CONSEQUENCES OF VIOLATIONS
The purchase or sale of securities while aware of material non-public information, or the disclosure of material non-public information to others who then trade in the subject company’s securities, is prohibited by federal and applicable state securities laws. Insider trading violations are pursued vigorously by the SEC, U.S. Attorneys and applicable state enforcement authorities, among others. Punishment for insider trading violations is severe, and could include significant fines and imprisonment. While the regulatory authorities concentrate their efforts on the individuals who trade, or who tip inside information to others who trade, the federal securities laws also impose potential liability on companies and other “controlling persons” if they fail to take reasonable steps to prevent insider trading by Company employees. In addition, an individual’s failure to comply with this Insider Trading Policy may subject the individual to Company disciplinary action up to and including dismissal for cause, whether or not the employee’s failure to comply results in a violation of law. A violation of law, or even an SEC investigation that does not result in prosecution, can tarnish a person’s reputation and irreparably damage a career. Accordingly, the Company strongly urges all persons covered by this Insider Trading Policy to strictly comply with its terms.

REPORTING VIOLATIONS
Any director, officer or employee who violates this Insider Trading Policy or any federal or state securities laws, including laws that prohibit insider trading or tipping, or who knows of any such violation by any other person, must report the violation immediately to the Company’s General Counsel.
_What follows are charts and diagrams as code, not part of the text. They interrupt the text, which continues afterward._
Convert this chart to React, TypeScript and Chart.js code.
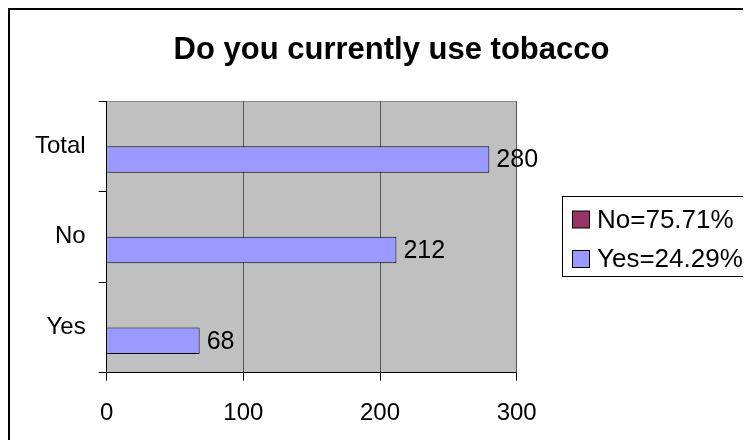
import React, { useEffect, useRef } from "react";
import { Chart, registerables } from "chart.js";

Chart.register(...registerables);

// Survey answers, in the order they are listed from top to bottom
const categories = ["Total", "No", "Yes"];
const respondents = [280, 212, 68];
const noShareLabel = "No=75.71%";
const yesShareLabel = "Yes=24.29%";
const chartTitle = "Do you currently use tobacco";
const axisMin = 0;
const axisMax = 300;
const axisStep = 100;

const FONT = "'Liberation Sans', Arial, Helvetica, sans-serif";
const NO_COLOR = "#993366";
const YES_COLOR = "#9999FF";
const PLOT_BG = "#C0C0C0";

const W = 743;
const H = 432;

// Plot area background, frame, title, value labels and the boxed legend
const decorPlugin = {
  id: "decor",
  beforeDraw(chart: any) {
    const { ctx, chartArea } = chart;
    const { left, top, right, bottom } = chartArea;
    ctx.save();
    ctx.fillStyle = PLOT_BG;
    ctx.fillRect(left, top, right - left, bottom - top);
    ctx.strokeStyle = "#8a8a8a";
    ctx.lineWidth = 1;
    ctx.beginPath();
    ctx.moveTo(left, Math.round(top) + 0.5);
    ctx.lineTo(right, Math.round(top) + 0.5);
    ctx.stroke();
    ctx.restore();
  },
  afterDatasetsDraw(chart: any) {
    const { ctx } = chart;
    const dsIndex = 1;
    const meta = chart.getDatasetMeta(dsIndex);
    const values = chart.data.datasets[dsIndex].data as number[];
    ctx.save();
    ctx.fillStyle = "#000";
    ctx.font = `25px ${FONT}`;
    ctx.textAlign = "left";
    ctx.textBaseline = "middle";
    meta.data.forEach((bar: any, i: number) => {
      if (values[i] == null) return;
      ctx.fillText(String(values[i]), bar.x + 7, bar.y + 1);
    });
    ctx.restore();
  },
  afterDraw(chart: any) {
    const { ctx } = chart;
    ctx.save();
    // chart frame (left and top edges fall inside the canvas)
    ctx.fillStyle = "#000";
    ctx.fillRect(0, 0, 2, H);
    ctx.fillRect(0, 0, W, 2);

    // title
    ctx.font = `bold 31px ${FONT}`;
    ctx.textAlign = "center";
    ctx.textBaseline = "alphabetic";
    ctx.fillText(chartTitle, 383.5, 50.5);

    // legend box
    const lx = 554.5;
    const ly = 188.5;
    ctx.strokeStyle = "#000";
    ctx.lineWidth = 1;
    ctx.strokeRect(lx, ly, 260, 80);
    const items = chart.data.datasets.map((d: any) => ({
      label: d.label,
      color: d.backgroundColor,
    }));
    ctx.font = `26px ${FONT}`;
    ctx.textAlign = "left";
    ctx.textBaseline = "middle";
    items.forEach((it: any, i: number) => {
      const cy = 211.5 + i * 39.5;
      ctx.fillStyle = it.color;
      ctx.fillRect(564.5, cy - 8.5, 17, 17);
      ctx.strokeStyle = "#000";
      ctx.strokeRect(564.5, cy - 8.5, 17, 17);
      ctx.fillStyle = "#000";
      ctx.fillText(it.label, 589, cy + 1);
    });
    ctx.restore();
  },
};

export default function App() {
  const canvasRef = useRef<HTMLCanvasElement | null>(null);

  useEffect(() => {
    const canvas = canvasRef.current;
    if (!canvas) return;
    const chart = new Chart(canvas, {
      type: "bar",
      data: {
        labels: categories,
        datasets: [
          {
            label: noShareLabel,
            data: categories.map(() => null),
            backgroundColor: NO_COLOR,
            borderColor: "#000",
            borderWidth: 1,
          },
          {
            label: yesShareLabel,
            data: respondents,
            backgroundColor: YES_COLOR,
            borderColor: "#000",
            borderWidth: 1,
          },
        ],
      },
      options: {
        indexAxis: "y",
        responsive: false,
        animation: false,
        events: [],
        layout: { padding: { top: 93, right: 234.3, left: 0, bottom: 7.3 } },
        datasets: {
          bar: { categoryPercentage: 0.585, barPercentage: 1 },
        },
        plugins: {
          legend: { display: false },
          title: { display: false },
          tooltip: { enabled: false },
        },
        scales: {
          x: {
            type: "linear",
            min: axisMin,
            max: axisMax,
            ticks: {
              stepSize: axisStep,
              color: "#000",
              font: { family: FONT, size: 24 },
              padding: 18,
            },
            grid: {
              color: (c: any) => (c.index === 0 ? "rgba(0,0,0,0)" : "#555555"),
              tickColor: "#000",
              tickLength: 8,
              lineWidth: 1,
            },
            border: { color: "#000", width: 1 },
            afterFit: (s: any) => {
              s.height = 60;
            },
          },
          y: {
            type: "category",
            offset: true,
            ticks: {
              color: "#000",
              font: { family: FONT, size: 24 },
              padding: 13,
            },
            grid: {
              offset: true,
              drawOnChartArea: false,
              tickColor: "#000",
              tickLength: 8,
            },
            border: { color: "#000", width: 1 },
            afterFit: (s: any) => {
              s.width = 98.7;
            },
          },
        },
      },
      plugins: [decorPlugin],
    });
    return () => chart.destroy();
  }, []);

  return (
    <div style={{ width: W, height: H, overflow: "hidden", background: "#fff" }}>
      <canvas ref={canvasRef} width={W} height={H} style={{ display: "block" }} />
    </div>
  );
}
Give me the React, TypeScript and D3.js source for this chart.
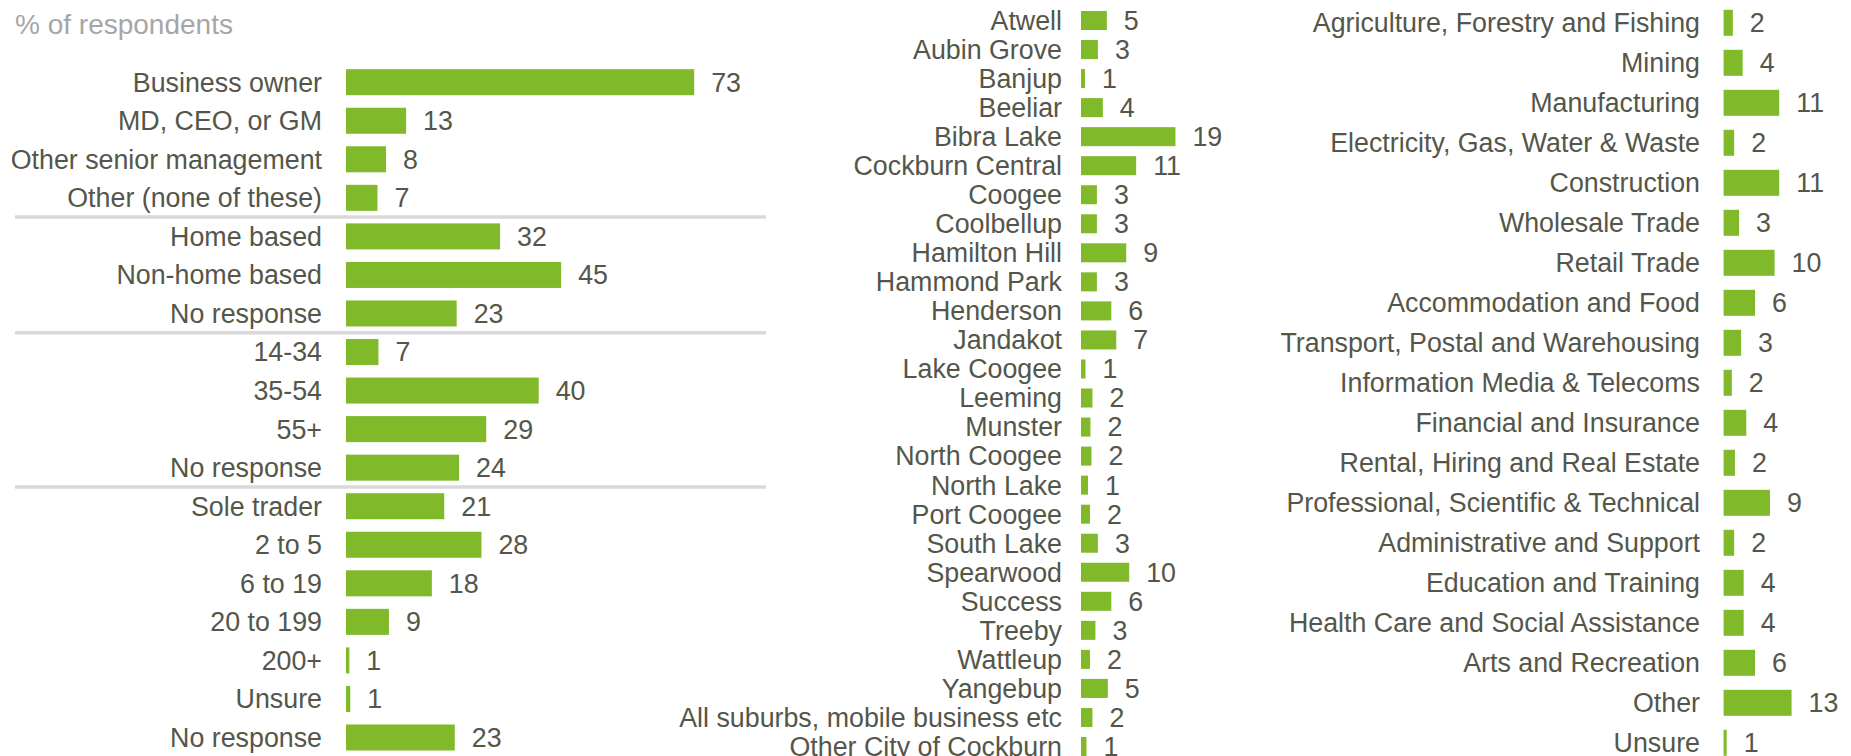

Upon learning of any such violation, the Company’s General Counsel, in consultation with the appropriate members of senior management and the Company’s outside legal counsel, will determine whether a violation has occurred, and if a violation is determined to have occurred, what response is appropriate.

WHAT TO DO IN CASE OF DOUBT
If you are uncertain whether information is material or whether it has been publicly disclosed, then you should assume such information is material non-public information and you should not trade in the Company’s securities or disclose the information outside of the Company, until you receive clearance from the Company’s General Counsel. If you are ever in doubt, or if you are unsure if a violation has occurred, then contact the Company’s General Counsel immediately.
Please direct all inquiries regarding any of the provisions or procedures set forth in this Insider Trading Policy to the Company’s General Counsel.